One McKeon story took place in Missoula, Montana about Chuck Weatherspoon, a player of McKeon's in the Pioneer League in 1956. Weatherspoon was notorious for his fear of snakes.
"Hey Meat, let me tell you a story," he said. "I managed this guy in the Pioneer League who was scared to death of snakes, spiders and those little critters. All the guys on the team used to pull pranks on him and put rubber snakes in his equipment. Well, one day we were out on the field right before the game, when Chuck runs out of the clubhouse, stark naked, because the guys put a rubber snake in his jock."
McKeon reclines in his seat, and puffs on his cigar as he laughs out loud at the memory.

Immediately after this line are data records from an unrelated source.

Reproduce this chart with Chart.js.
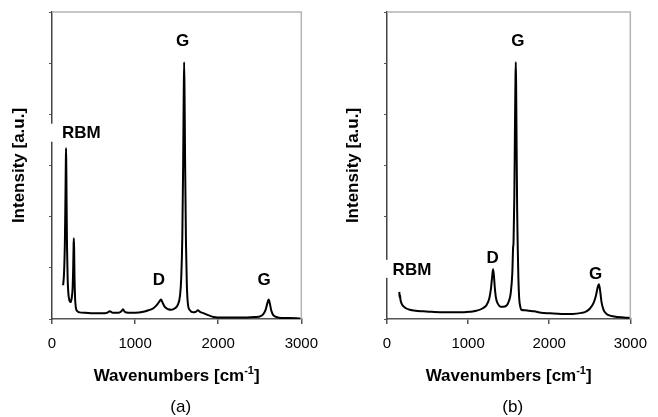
<!DOCTYPE html>
<html>
<head>
<meta charset="utf-8">
<script src="https://cdn.jsdelivr.net/npm/chart.js@4.4.1/dist/chart.umd.min.js"></script>
<style>
  html, body { margin: 0; padding: 0; background: #fff; }
  #wrap { position: relative; width: 658px; height: 417px; }
  .panel { position: absolute; top: 0; width: 329px; height: 417px; }
  #panelA { left: 0; }
  #panelB { left: 329px; }
</style>
</head>
<body>
<div id="wrap">
  <div class="panel" id="panelA"><canvas id="chartA" width="329" height="417"></canvas></div>
  <div class="panel" id="panelB"><canvas id="chartB" width="329" height="417"></canvas></div>
</div>
<script>
// x axis: Raman shift, 0 - 3000 cm-1
const xTicks = [0, 1000, 2000, 3000];

// Panel (a) spectrum
const wavenumbersA = [134, 145, 155, 162, 166, 169, 172, 176, 181, 188, 197, 210, 224, 238, 248, 255, 260, 263, 266, 271, 278, 287, 300, 331, 400, 500, 600, 660, 697, 730, 800, 835, 854, 875, 920, 1000, 1100, 1160, 1220, 1265, 1295, 1312, 1330, 1360, 1400, 1433, 1480, 1515, 1540, 1555, 1568, 1578, 1585, 1590, 1595, 1602, 1612, 1622, 1635, 1660, 1700, 1730, 1756, 1780, 1830, 1890, 1945, 2050, 2200, 2350, 2450, 2500, 2540, 2570, 2590, 2607, 2622, 2638, 2660, 2700, 2760, 2850, 2990];
const intensityA = [0.66, 0.9, 1.5, 2.4, 3.0, 3.34, 3.0, 2.2, 1.4, 0.8, 0.5, 0.36, 0.33, 0.42, 0.6, 1.0, 1.45, 1.58, 1.4, 0.8, 0.4, 0.22, 0.16, 0.13, 0.12, 0.11, 0.11, 0.12, 0.15, 0.12, 0.12, 0.15, 0.19, 0.14, 0.12, 0.12, 0.14, 0.17, 0.21, 0.28, 0.35, 0.38, 0.32, 0.23, 0.19, 0.18, 0.21, 0.28, 0.45, 0.8, 1.6, 3.0, 4.4, 5.02, 4.4, 3.0, 1.5, 0.7, 0.3, 0.17, 0.13, 0.14, 0.17, 0.14, 0.11, 0.07, 0.04, 0.03, 0.03, 0.03, 0.04, 0.05, 0.09, 0.18, 0.3, 0.38, 0.3, 0.17, 0.08, 0.04, 0.02, 0.02, 0.01];

// Panel (b) spectrum
const wavenumbersB = [152, 156, 160, 166, 180, 200, 233, 280, 352, 450, 550, 708, 850, 950, 1024, 1100, 1182, 1230, 1261, 1282, 1298, 1308, 1318, 1330, 1345, 1370, 1400, 1440, 1479, 1505, 1525, 1545, 1555, 1560, 1570, 1578, 1584, 1588, 1592, 1598, 1605, 1612, 1620, 1630, 1645, 1657, 1700, 1750, 1814, 1900, 2012, 2150, 2289, 2400, 2447, 2500, 2546, 2575, 2598, 2613, 2628, 2645, 2670, 2700, 2724, 2800, 2921, 3000];
const intensityB = [0.53, 0.42, 0.47, 0.38, 0.3, 0.25, 0.21, 0.18, 0.16, 0.15, 0.14, 0.13, 0.13, 0.13, 0.14, 0.16, 0.21, 0.28, 0.4, 0.6, 0.85, 0.97, 0.85, 0.6, 0.4, 0.29, 0.24, 0.24, 0.27, 0.36, 0.5, 0.9, 1.4, 1.49, 2.4, 3.8, 4.7, 5.02, 4.6, 3.4, 2.1, 1.4, 0.8, 0.4, 0.23, 0.18, 0.17, 0.16, 0.15, 0.12, 0.11, 0.1, 0.1, 0.12, 0.14, 0.2, 0.31, 0.45, 0.62, 0.68, 0.55, 0.33, 0.18, 0.11, 0.08, 0.05, 0.03, 0.02];

// Peak names and where they sit (wavenumber, intensity)
const peakLabelsA = [
  { text: 'RBM', x: 354, y: 3.64, box: true },
  { text: 'G', x: 1571, y: 5.44 },
  { text: 'D', x: 1287, y: 0.78 },
  { text: 'G', x: 2551, y: 0.78 }
];
const peakLabelsB = [
  { text: 'RBM', x: 308, y: 0.98, box: true },
  { text: 'D', x: 1304, y: 1.21 },
  { text: 'G', x: 1613, y: 5.44 },
  { text: 'G', x: 2573, y: 0.90 }
];

const FONT = "'Liberation Sans', Arial, sans-serif";

// Draws peak names, x axis title with superscript, caption and light frame
const decorPlugin = {
  id: 'decor',
  afterDraw(chart, args, opts) {
    const { ctx, chartArea, scales } = chart;
    ctx.save();

    // light grey top / right frame
    ctx.strokeStyle = '#b4b4b4';
    ctx.lineWidth = 1.5;
    ctx.beginPath();
    ctx.moveTo(chartArea.left, chartArea.top);
    ctx.lineTo(chartArea.right, chartArea.top);
    ctx.lineTo(chartArea.right, chartArea.bottom);
    ctx.stroke();

    // peak labels
    ctx.font = 'bold 17px ' + FONT;
    ctx.textAlign = 'center';
    ctx.textBaseline = 'middle';
    opts.labels.forEach(l => {
      const px = scales.x.getPixelForValue(l.x);
      const py = scales.y.getPixelForValue(l.y);
      const w = ctx.measureText(l.text).width;
      if (l.box) {
        ctx.fillStyle = '#fff';
        ctx.fillRect(px - w / 2 - 12, py - 9, w + 15, 18);
      }
      ctx.fillStyle = '#000';
      ctx.fillText(l.text, px, py + 1);
    });

    // x axis title: Wavenumbers [cm-1]
    const cx = (chartArea.left + chartArea.right) / 2;
    const ty = 375;
    const big = 'bold 17px ' + FONT;
    const small = 'bold 11px ' + FONT;
    ctx.font = big;
    const w1 = ctx.measureText('Wavenumbers [cm').width;
    const w3 = ctx.measureText(']').width;
    ctx.font = small;
    const w2 = ctx.measureText('-1').width;
    let x0 = cx - (w1 + w2 + w3) / 2;
    ctx.textAlign = 'left';
    ctx.textBaseline = 'alphabetic';
    ctx.fillStyle = '#000';
    ctx.font = big;
    ctx.fillText('Wavenumbers [cm', x0, ty + 6);
    ctx.font = small;
    ctx.fillText('-1', x0 + w1, ty - 1);
    ctx.font = big;
    ctx.fillText(']', x0 + w1 + w2, ty + 6);

    // caption under the panel
    ctx.font = '17px ' + FONT;
    ctx.textAlign = 'center';
    ctx.textBaseline = 'middle';
    ctx.fillText(opts.caption, cx + 4, 407);

    ctx.restore();
  }
};

function makeSpectrum(canvasId, wavenumbers, intensity, labels, caption, yAxisWidth, padRight, titlePad) {
  const points = wavenumbers.map((w, i) => ({ x: w, y: intensity[i] }));
  return new Chart(document.getElementById(canvasId), {
    type: 'line',
    data: {
      datasets: [{
        data: points,
        borderColor: '#000',
        borderWidth: 2,
        pointRadius: 0,
        cubicInterpolationMode: 'monotone',
        fill: false
      }]
    },
    options: {
      responsive: false,
      animation: false,
      layout: { padding: { left: 0, right: padRight, top: 12, bottom: 0 } },
      plugins: {
        legend: { display: false },
        tooltip: { enabled: false },
        decor: { labels: labels, caption: caption }
      },
      scales: {
        x: {
          type: 'linear',
          min: 0,
          max: 3000,
          afterBuildTicks: (scale) => {
            scale.ticks = xTicks.map(v => ({ value: v }));
          },
          afterFit: (scale) => { scale.height = 98; },
          grid: { drawOnChartArea: false, drawTicks: true, tickLength: 5, color: '#555', lineWidth: 1.5 },
          border: { color: '#555', width: 1.5 },
          ticks: {
            color: '#000',
            padding: 11,
            maxRotation: 0,
            callback: (v) => String(v),
            font: { family: FONT, size: 15 }
          }
        },
        y: {
          min: 0,
          max: 6,
          ticks: { stepSize: 1, display: false },
          afterFit: (scale) => { scale.width = yAxisWidth; },
          grid: { drawOnChartArea: false, drawTicks: true, tickLength: 3, color: '#555' },
          border: { color: '#444', width: 1.5 },
          title: {
            display: true,
            text: 'Intensity [a.u.]',
            color: '#000',
            padding: { top: titlePad, bottom: 0 },
            font: { family: FONT, size: 17, weight: 'bold' }
          }
        }
      }
    },
    plugins: [decorPlugin]
  });
}

makeSpectrum('chartA', wavenumbersA, intensityA, peakLabelsA, '(a)', 52, 23, 9);
makeSpectrum('chartB', wavenumbersB, intensityB, peakLabelsB, '(b)', 58, 18, 14);
</script>
</body>
</html>
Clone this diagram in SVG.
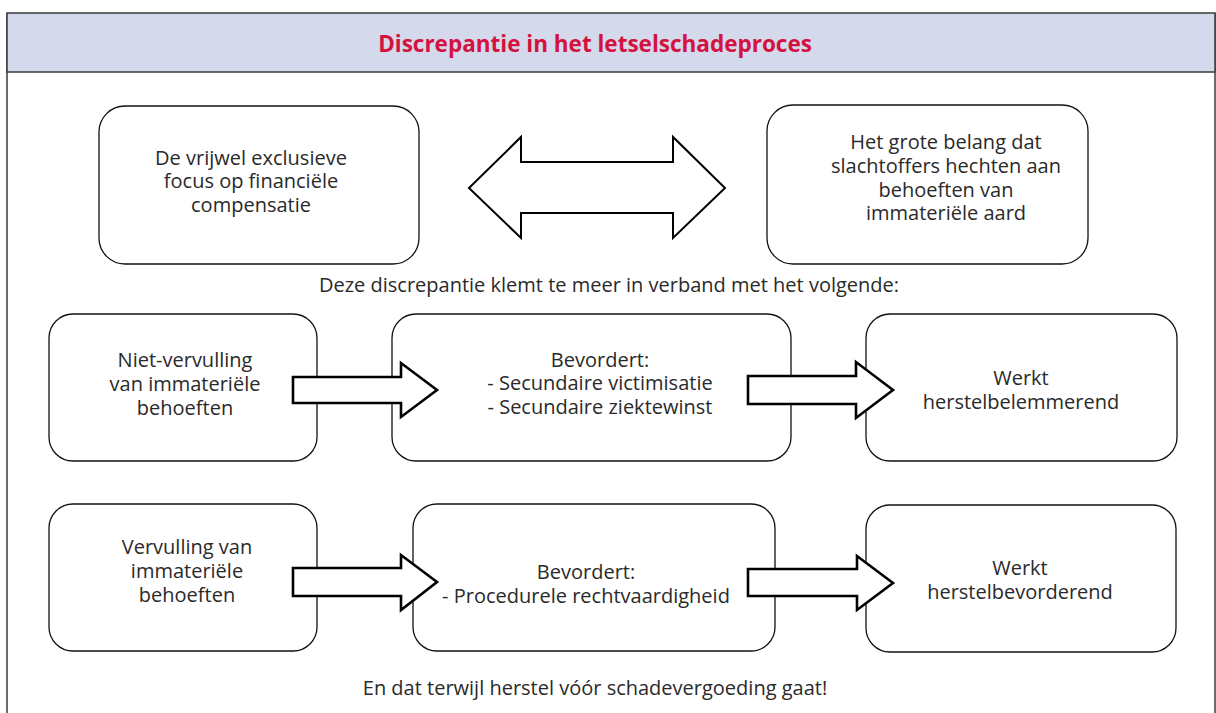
<svg xmlns="http://www.w3.org/2000/svg" width="1216" height="713" viewBox="0 0 1216 713">
<style>
.frame{fill:none;stroke:#3a3a3a;stroke-width:1.5}
.hdr{fill:#d4d9eb;stroke:#3a3a3a;stroke-width:1.5}
.title{font-family:"Open Sans","Liberation Sans",sans-serif;font-weight:bold;font-size:22.5px;fill:#d3123f;text-anchor:middle}
.box{fill:#fff;stroke:#111;stroke-width:1.3}
.t{font-family:"Open Sans","Liberation Sans",sans-serif;font-size:20px;fill:#2a2a2a;text-anchor:middle}
.arr{fill:#fff;stroke:#000;stroke-width:2.6;stroke-linejoin:miter}
.darr{fill:#fff;stroke:#000;stroke-width:2}
</style>
<rect x="0" y="0" width="1216" height="713" fill="#fff"/>
<g id="frame">
<line class="frame" x1="7" y1="13" x2="7" y2="713"/>
<line class="frame" x1="1215" y1="13" x2="1215" y2="713"/>
<rect class="hdr" x="7" y="13" width="1208" height="59"/>
<text class="title" x="595" y="52">Discrepantie in het letselschadeproces</text>
</g>
<g id="node-focus">
<rect class="box" x="99" y="106" width="320" height="158" rx="26"/>
<text class="t" x="251" y="165">De vrijwel exclusieve</text>
<text class="t" x="251" y="188">focus op financiële</text>
<text class="t" x="251" y="212">compensatie</text>
</g>
<g id="node-belang">
<rect class="box" x="767" y="105" width="321" height="159" rx="26"/>
<text class="t" x="946" y="149">Het grote belang dat</text>
<text class="t" x="946" y="173">slachtoffers hechten aan</text>
<text class="t" x="946" y="197">behoeften van</text>
<text class="t" x="946" y="220">immateriële aard</text>
</g>
<g id="label-deze">
<text class="t" x="609" y="292">Deze discrepantie klemt te meer in verband met het volgende:</text>
</g>
<g id="node-niet-vervulling">
<rect class="box" x="49" y="314" width="268" height="147" rx="24"/>
<text class="t" x="185" y="367">Niet-vervulling</text>
<text class="t" x="185" y="391">van immateriële</text>
<text class="t" x="185" y="415">behoeften</text>
</g>
<g id="node-bevordert1">
<rect class="box" x="392" y="314" width="399" height="147" rx="24"/>
<text class="t" x="600" y="367">Bevordert:</text>
<text class="t" x="600" y="390">- Secundaire victimisatie</text>
<text class="t" x="600" y="414">- Secundaire ziektewinst</text>
</g>
<g id="node-belemmerend">
<rect class="box" x="866" y="314" width="311" height="147" rx="24"/>
<text class="t" x="1021" y="385">Werkt</text>
<text class="t" x="1021" y="409">herstelbelemmerend</text>
</g>
<g id="node-vervulling">
<rect class="box" x="49" y="504" width="268" height="147" rx="24"/>
<text class="t" x="187" y="554">Vervulling van</text>
<text class="t" x="187" y="578">immateriële</text>
<text class="t" x="187" y="602">behoeften</text>
</g>
<g id="node-bevordert2">
<rect class="box" x="413" y="504" width="362" height="147" rx="24"/>
<text class="t" x="586" y="579">Bevordert:</text>
<text class="t" x="586" y="603">- Procedurele rechtvaardigheid</text>
</g>
<g id="node-bevorderend">
<rect class="box" x="866" y="505" width="310" height="147" rx="24"/>
<text class="t" x="1020" y="575">Werkt</text>
<text class="t" x="1020" y="599">herstelbevorderend</text>
</g>
<g id="label-en-dat">
<text class="t" x="595" y="695">En dat terwijl herstel vóór schadevergoeding gaat!</text>
</g>
<g id="connectors">
<polygon class="darr" points="469,188 521,137 521,162 673,162 673,137 725,188 673,238 673,213 521,213 521,238"/>
<polygon class="arr" points="293,377 401,377 401,363 437,390 401,417 401,403 293,403"/>
<polygon class="arr" points="748,376 856,376 856,362 893,390 856,418 856,404 748,404"/>
<polygon class="arr" points="293,568 401,568 401,555 437,582 401,610 401,596 293,596"/>
<polygon class="arr" points="748,569 857,569 857,556 893,583 857,610 857,596 748,596"/>
</g>
</svg>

A car drives by, honking and waving at McKeon. Waving back, McKeon turns and said, "I don't know who the hell that was. Everyone around here (at Elon) knows me. I just smile and wave, it works, try it."
On clear nights in the spring, McKeon stands right outside the gate of Newsome Field at Elon University, smoking his cigar, watching the game he loves. Whispers linger in the dugouts about the legendary Trader Jack's presence.
Sixty-two years after his debut in rookie ball, after his prayers were answered and his father let him sign a contract, McKeon talks about the game with childish excitement and a past master's knowledge.
"Meat, when you play the game, do it how you oughta," he said. "Play it with a lot of kid in ya." McKeon flicks the foot of his cigar onto the sidewalk. With the finish of the Padron still in his mouth, he said, "Be excellent, have fun and make yourself great at this beautiful game. Never lose the kid in you. Look at me, I'm only 58." McKeon smiles and walks away.